Strippers, drug dealers, and psychics (sometimes they’re the same person).
By Owen Campbell, ASX, December 2014
Somewhere in Oregon, a stripper boofed molly and fainted inside a hollow cake; she may have contracted giardia. Earlier, in California, an earthquake cracked the earth and released noxious spores of mold, afflicting those nearby with what is known as earthquake fever. Once, in Germany, an American GI met a German girl and took her back to Wisconsin only to disappear on her two years later. Paul Kwiatkowski takes these small stories, memories and diversions and binds them onto the skeleton of a larger narrative with photos of fires in barren fields, abandoned houses, mountains, roads and dashboards, strippers in their free time, grandpas and chopped pony tails. His latest work, Eat Prey Drug, is an eight-part webseries in slide-like page form. It blends fact, fiction and photography into a paranormal road trip across the united states, from LA to NorCal to Queens, stopping in between to visit strippers, drug dealers, and psychics (sometimes they’re the same person).

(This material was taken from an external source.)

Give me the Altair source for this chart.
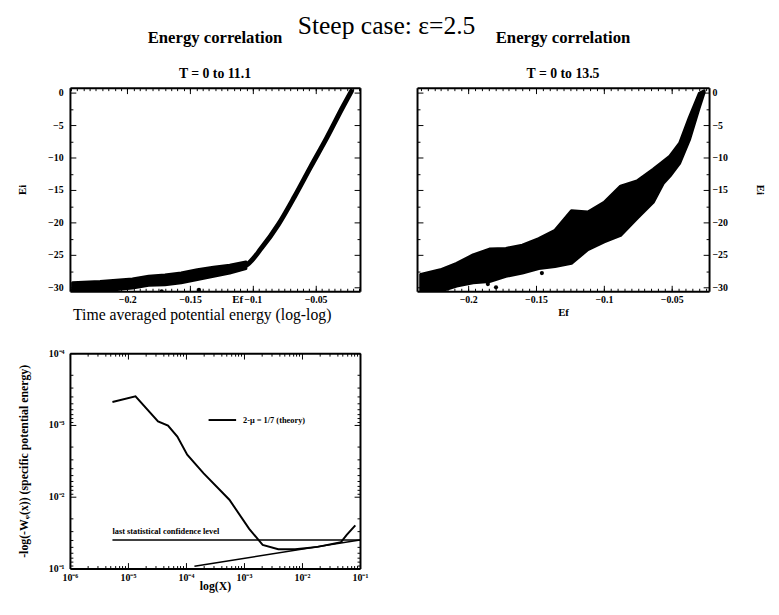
import json
import altair as alt
import numpy as np
import pandas as pd

SERIF = "Liberation Serif"

# ---------------- data ----------------
MAIN_TITLE = "Steep case: \u03b5=2.5"

# top-left panel: T = 0 to 11.1
TL_BAND_EF = [-0.2436, -0.2217, -0.1959, -0.1830, -0.1700, -0.1571, -0.1442, -0.1313, -0.1184, -0.1055]
TL_BAND_UP = [-29.3, -29.1, -28.7, -28.3, -28.1, -27.8, -27.3, -26.9, -26.6, -26.1]
TL_BAND_LO = [-30.9, -30.6, -30.1, -29.7, -29.6, -29.3, -28.8, -28.3, -27.8, -27.1]
TL_CURVE_EF = [-0.1184, -0.1055, -0.0925, -0.0796, -0.0667, -0.0538, -0.0409, -0.0280, -0.0215]
TL_CURVE_EI = [-27.2, -26.6, -23.8, -20.3, -16.0, -11.4, -6.9, -2.1, 0.2]
TL_DOTS_EF = [-0.1726, -0.1429]
TL_DOTS_EI = [-30.6, -30.4]

# top-right panel: T = 0 to 13.5
TR_EF = [-0.2350, -0.2205, -0.2085, -0.1964, -0.1843, -0.1722, -0.1601, -0.1480, -0.1360, -0.1239,
         -0.1118, -0.0998, -0.0877, -0.0756, -0.0636, -0.0563, -0.0514, -0.0442, -0.0370, -0.0297, -0.0261]
TR_UP = [-28.0, -27.3, -26.3, -25.0, -24.1, -24.0, -23.5, -22.5, -21.2, -18.2,
         -18.4, -16.9, -14.4, -13.6, -11.8, -10.6, -9.8, -7.8, -3.8, -0.1, 0.3]
TR_LO = [-30.8, -30.6, -29.8, -29.3, -29.1, -28.3, -27.8, -27.1, -26.8, -26.3,
         -24.2, -23.0, -22.0, -19.4, -16.9, -14.0, -12.9, -10.9, -7.3, -2.3, 0.0]
TR_DOTS_EF = [-0.1855, -0.1795, -0.1457]
TR_DOTS_EI = [-29.5, -30.0, -27.8]

# bottom panel: time averaged potential energy
BL_X = [5.4e-6, 1.35e-5, 3.3e-5, 4.9e-5, 7.1e-5, 1.05e-4, 2.0e-4, 5.6e-4, 1.23e-3, 2.1e-3,
        3.9e-3, 7.6e-3, 1.86e-2, 4.7e-2, 5.9e-2, 8.3e-2]
BL_Y = [4.8e-4, 4.0e-4, 8.9e-4, 1.02e-3, 1.45e-3, 2.6e-3, 4.7e-3, 1.1e-2, 2.8e-2, 4.7e-2,
        5.4e-2, 5.4e-2, 5.0e-2, 4.3e-2, 3.4e-2, 2.5e-2]
BL_CONF_X = [5.4e-6, 1e-1]
BL_CONF_Y = [0.040, 0.040]
BL_CONF_LABEL = "last statistical confidence level"
BL_TH_X = [1.4e-4, 1e-1]
BL_TH_Y = [0.093, 0.040]
BL_TH_LABEL = "2-\u03bc = 1/7 (theory)"

# ticks / labels
E_MAJOR = [-30, -25, -20, -15, -10, -5, 0]
E_MINOR = [-27.5, -22.5, -17.5, -12.5, -7.5, -2.5]
EF_MAJOR = [-0.2, -0.15, -0.1, -0.05]
EF_MINOR = [round(v, 3) for v in np.arange(-0.245, -0.014, 0.005)]
LOGX_MAJOR = [1e-6, 1e-5, 1e-4, 1e-3, 1e-2, 1e-1]
LOGY_MAJOR = [1e-4, 1e-3, 1e-2, 1e-1]
LOG_LABELS = ["10\u2070", "10\u207b\u00b9", "10\u207b\u00b2", "10\u207b\u00b3",
              "10\u207b\u2074", "10\u207b\u2075", "10\u207b\u2076"]


def log_minor(lo_exp, hi_exp):
    return [k * 10.0 ** e for e in range(lo_exp, hi_exp) for k in range(2, 10)]


LOGX_MINOR = log_minor(-6, -1)
LOGY_MINOR = log_minor(-4, -1)

TL_W, TL_H = 295, 207
TR_W, TR_H = 297, 207
BL_W, BL_H = 295, 219


def ax(**kw):
    base = dict(ticks=False, domain=False, grid=False, labelFont=SERIF, labelFontSize=10,
                labelFontWeight="bold", labelColor="black", titleFont=SERIF, titleFontSize=11,
                titleFontWeight="bold", titleColor="black", labelFlush=False)
    base.update(kw)
    return alt.Axis(**base)


def tick_axis(orient, offset, values, size, domain):
    return alt.Axis(orient=orient, offset=offset, values=values, tickSize=size, tickColor="black",
                    tickWidth=1, ticks=True, labels=False, title=None, grid=False, domain=domain,
                    domainColor="black", domainWidth=2, zindex=1)


def tick_layers(xs, ys, xlo, ylo, W, H, xmaj, xmin, ymaj, ymin, lmaj=6, lmin=3):
    """Invisible layers whose only job is to draw inward ticks and the frame via axes."""
    df = pd.DataFrame({"tx": [xlo], "ty": [ylo]})
    out = []
    for xo, yo in (("bottom", "right"), ("top", "left")):
        for vx, vy, L, dom in ((xmaj, ymaj, lmaj, True), (xmin, ymin, lmin, False)):
            out.append(alt.Chart(df).mark_point(opacity=0).encode(
                x=alt.X("tx:Q", scale=xs, axis=tick_axis(xo, -H, vx, L, dom)),
                y=alt.Y("ty:Q", scale=ys, axis=tick_axis(yo, -W, vy, L, dom)),
            ))
    return out


def panel_title(text, sub):
    return alt.TitleParams(text=text, subtitle=sub, font=SERIF, fontSize=17, fontWeight="bold",
                           color="black", subtitleFont=SERIF, subtitleFontSize=14,
                           subtitleFontWeight="bold", subtitleColor="black", subtitlePadding=21,
                           offset=5, anchor="middle", frame="group")


# ---------------- top-left ----------------
tl_x = alt.Scale(domain=[-0.2457, -0.0146], nice=False, zero=False)
tl_y = alt.Scale(domain=[-30.6, 0.76], nice=False, zero=False)
tl_xax = ax(values=EF_MAJOR, format=".2~f", title="Ef", labelPadding=3,
            titleX=170, titleY=8, titleBaseline="middle")
tl_yax = ax(values=E_MAJOR, title="Ei", labelPadding=7, titlePadding=20)

tl_band = alt.Chart(pd.DataFrame({"Ef": TL_BAND_EF, "up": TL_BAND_UP, "lo": TL_BAND_LO})).mark_area(
    color="black", stroke="black", strokeWidth=3, strokeJoin="round", clip=True
).encode(
    x=alt.X("Ef:Q", scale=tl_x, axis=tl_xax),
    y=alt.Y("lo:Q", scale=tl_y, axis=tl_yax),
    y2="up:Q",
)
tl_curve = alt.Chart(pd.DataFrame({"Ef": TL_CURVE_EF, "Ei": TL_CURVE_EI})).mark_line(
    color="black", strokeWidth=5, strokeCap="round", interpolate="monotone", clip=True
).encode(x=alt.X("Ef:Q", scale=tl_x, axis=tl_xax), y=alt.Y("Ei:Q", scale=tl_y, axis=tl_yax))
tl_dots = alt.Chart(pd.DataFrame({"Ef": TL_DOTS_EF, "Ei": TL_DOTS_EI})).mark_circle(
    color="black", size=18, opacity=1, clip=True
).encode(x=alt.X("Ef:Q", scale=tl_x, axis=tl_xax), y=alt.Y("Ei:Q", scale=tl_y, axis=tl_yax))

tl = alt.layer(
    alt.layer(tl_band, tl_curve, tl_dots),
    *tick_layers(tl_x, tl_y, -0.2457, -30.6, TL_W, TL_H, EF_MAJOR, EF_MINOR, E_MAJOR, E_MINOR),
).resolve_axis(x="independent", y="independent").properties(
    width=TL_W, height=TL_H, title=panel_title("Energy correlation", "T = 0 to 11.1"))

# ---------------- top-right ----------------
tr_x = alt.Scale(domain=[-0.2377, -0.0225], nice=False, zero=False)
tr_y = alt.Scale(domain=[-30.6, 0.76], nice=False, zero=False)
tr_xax = ax(values=EF_MAJOR, format=".2~f", title="Ef", labelPadding=3, titlePadding=3)
tr_yax = ax(values=E_MAJOR, title="Ei", orient="right", labelPadding=3, titlePadding=28)

tr_band = alt.Chart(pd.DataFrame({"Ef": TR_EF, "up": TR_UP, "lo": TR_LO})).mark_area(
    color="black", stroke="black", strokeWidth=3, strokeJoin="round", clip=True
).encode(
    x=alt.X("Ef:Q", scale=tr_x, axis=tr_xax),
    y=alt.Y("lo:Q", scale=tr_y, axis=tr_yax),
    y2="up:Q",
)
tr_dots = alt.Chart(pd.DataFrame({"Ef": TR_DOTS_EF, "Ei": TR_DOTS_EI})).mark_circle(
    color="black", size=18, opacity=1, clip=True
).encode(x=alt.X("Ef:Q", scale=tr_x, axis=tr_xax), y=alt.Y("Ei:Q", scale=tr_y, axis=tr_yax))

tr = alt.layer(
    alt.layer(tr_band, tr_dots),
    *tick_layers(tr_x, tr_y, -0.2377, -30.6, TR_W, TR_H, EF_MAJOR, EF_MINOR, E_MAJOR, E_MINOR),
).resolve_axis(x="independent", y="independent").properties(
    width=TR_W, height=TR_H, title=panel_title("Energy correlation", "T = 0 to 13.5"))

# ---------------- bottom ----------------
bl_x = alt.Scale(type="log", domain=[1e-6, 1e-1], nice=False)
bl_y = alt.Scale(type="log", domain=[1e-4, 1e-1], nice=False, reverse=True)
lab_expr = json.dumps(LOG_LABELS, ensure_ascii=False) + "[round(-log(datum.value)/LN10)]"
bl_xax = ax(values=LOGX_MAJOR, labelExpr=lab_expr, title="log(X)", labelPadding=4, labelFontSize=10,
            titleFontSize=12, titleY=12, titleBaseline="top")
bl_yax = ax(values=LOGY_MAJOR, labelExpr=lab_expr,
            title="-log(-W\u1d69(x)) (specific potential energy)", labelFontSize=10,
            titleFontSize=12, labelPadding=6, titlePadding=18)

bl_curve = alt.Chart(pd.DataFrame({"x": BL_X, "w": BL_Y})).mark_line(
    color="black", strokeWidth=2, clip=True
).encode(x=alt.X("x:Q", scale=bl_x, axis=bl_xax), y=alt.Y("w:Q", scale=bl_y, axis=bl_yax))
bl_conf = alt.Chart(pd.DataFrame({"x": BL_CONF_X, "w": BL_CONF_Y})).mark_line(
    color="black", strokeWidth=1.5, clip=True
).encode(x=alt.X("x:Q", scale=bl_x, axis=bl_xax), y=alt.Y("w:Q", scale=bl_y, axis=bl_yax))
bl_conf_text = alt.Chart(pd.DataFrame({"x": [BL_CONF_X[0]], "w": [0.0335], "t": [BL_CONF_LABEL]})).mark_text(
    font=SERIF, fontSize=8.5, fontWeight="bold", align="left", baseline="alphabetic", color="black"
).encode(x=alt.X("x:Q", scale=bl_x, axis=bl_xax), y=alt.Y("w:Q", scale=bl_y, axis=bl_yax), text="t:N")
bl_theory = alt.Chart(pd.DataFrame({"x": BL_TH_X, "w": BL_TH_Y,
                                    "name": [BL_TH_LABEL, BL_TH_LABEL]})).mark_line(
    strokeWidth=1.5, clip=True
).encode(
    x=alt.X("x:Q", scale=bl_x, axis=bl_xax), y=alt.Y("w:Q", scale=bl_y, axis=bl_yax),
    color=alt.Color("name:N", scale=alt.Scale(range=["black"]),
                    legend=alt.Legend(orient="none", legendX=140, legendY=53, title=None,
                                      symbolType="stroke", symbolStrokeWidth=2, symbolSize=784,
                                      labelFont=SERIF, labelFontSize=8.5, labelFontWeight="bold",
                                      labelColor="black", padding=0, labelOffset=6)),
)

bl = alt.layer(
    alt.layer(bl_curve, bl_conf, bl_conf_text, bl_theory),
    *tick_layers(bl_x, bl_y, 1e-6, 1e-4, BL_W, BL_H, LOGX_MAJOR, LOGX_MINOR, LOGY_MAJOR, LOGY_MINOR),
).resolve_axis(x="independent", y="independent").properties(
    width=BL_W, height=BL_H,
    title=alt.TitleParams(text="Time averaged potential energy (log-log)", font=SERIF, fontSize=16,
                          fontWeight="normal", color="black", offset=26, anchor="middle",
                          frame="group", dx=-13))

chart = alt.concat(tl, tr, bl, columns=2, spacing={"row": 63, "column": 58},
                   bounds="flush").resolve_scale(color="independent").properties(
    title=alt.TitleParams(text=MAIN_TITLE, font=SERIF, fontSize=26, fontWeight="normal", color="black",
                          anchor="middle", offset=-10, dx=-5),
    padding={"left": 9, "top": 0, "right": 5, "bottom": 5},
).configure_view(strokeWidth=0)

chart.save("out.html", embed_options={"renderer": "svg", "actions": False})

“I escaped the polar vortex by replacing it with another vortex: Los Angeles. I burned through winter in L.A., where — compared to the silvery winter of New York, with its edges like crumpled aluminum — it instead felt like being inside a sunny defunct fridge.” – Paul Kwiatkowski
His style is heavy doses of William S Burroughs with a sort of inversion of Jack Kerouac – Kwiatkowski is a peripatetic writer, yes, and he’s driving his car across the country and crashing with friends – but he prefers short sentences and never howls in the manic moonlight under the crazy, cosmic night. There’s also a (un)healthy dose of Cronenbergian body dysmorphia, as Kwiatkowski can reliably be found with mysteriously swelling appendages, radio-wave enduced headaches, boiling guts afflicted by a medium’s energy and other mysterious, spectral maladies.
from Eat, Prey, Drug @ Paul Kwiatkowski
They are constructed, part of the symbiotic push and pull between image and text.
Visually, Kwiatkowski is mixing images as he did in his illustrated novel, And Everything Was Overcast. The photos in Eat, Prey, Drug have a variety of provenances: found, borrowed, staged and documentary. Many of the images Kwiatkowski took himself have the feel of a found image, of the perfect coincidence of time and place intrinsic to gems of amateur photography, but that may be just because they’re shot in subdivisions and the Midwest, in cheap motels, in cars and empty parking lots, places underrepresented in the economy of professional image-making. These images, like those in David Lachapelle’s The Americans, are not “real” in the way their aesthetics would lead you to believe. They are constructed, part of the symbiotic push and pull between image and text.
“Another cantankerous motel. Beige curtains, bleached yellow, dotted with fly husks frozen over the air conditioner. Beyond, a diffused light show of corporate signage smeared in a spectral blur. Inside, sunlight barely reaching the floor. My vision never adjusts.” – Paul Kwiatkowski
In landscape, Kwiatkowski favors a thick atmosphere: fog, sand in the wind. One image shows a boy somewhere in Wisconsin; he’s small within the large frame and dark against the background of white-grey smoke rising from the burning field behind him. Why is there a little boy in a burning field? The narrative offers no direct explanation, but merely folds it into the succession of seemingly normalized paranormal phenomenon.
EPD occupies the interstices between gothic horror and science fiction and exhibits a fascination with what modernity had supposedly left behind, the supernatural. But the supernatural of EPD is one alloyed by technology; Kwiatkowski’s mission, so it seems, is a representation of the ghost in the machine. The supernatural, however, eludes the illuminating but sterile devices of modern capture, especially photography. What’s left visible is the supernatural as a lifestyle, Kwiatkowski’s vision of spiritual America.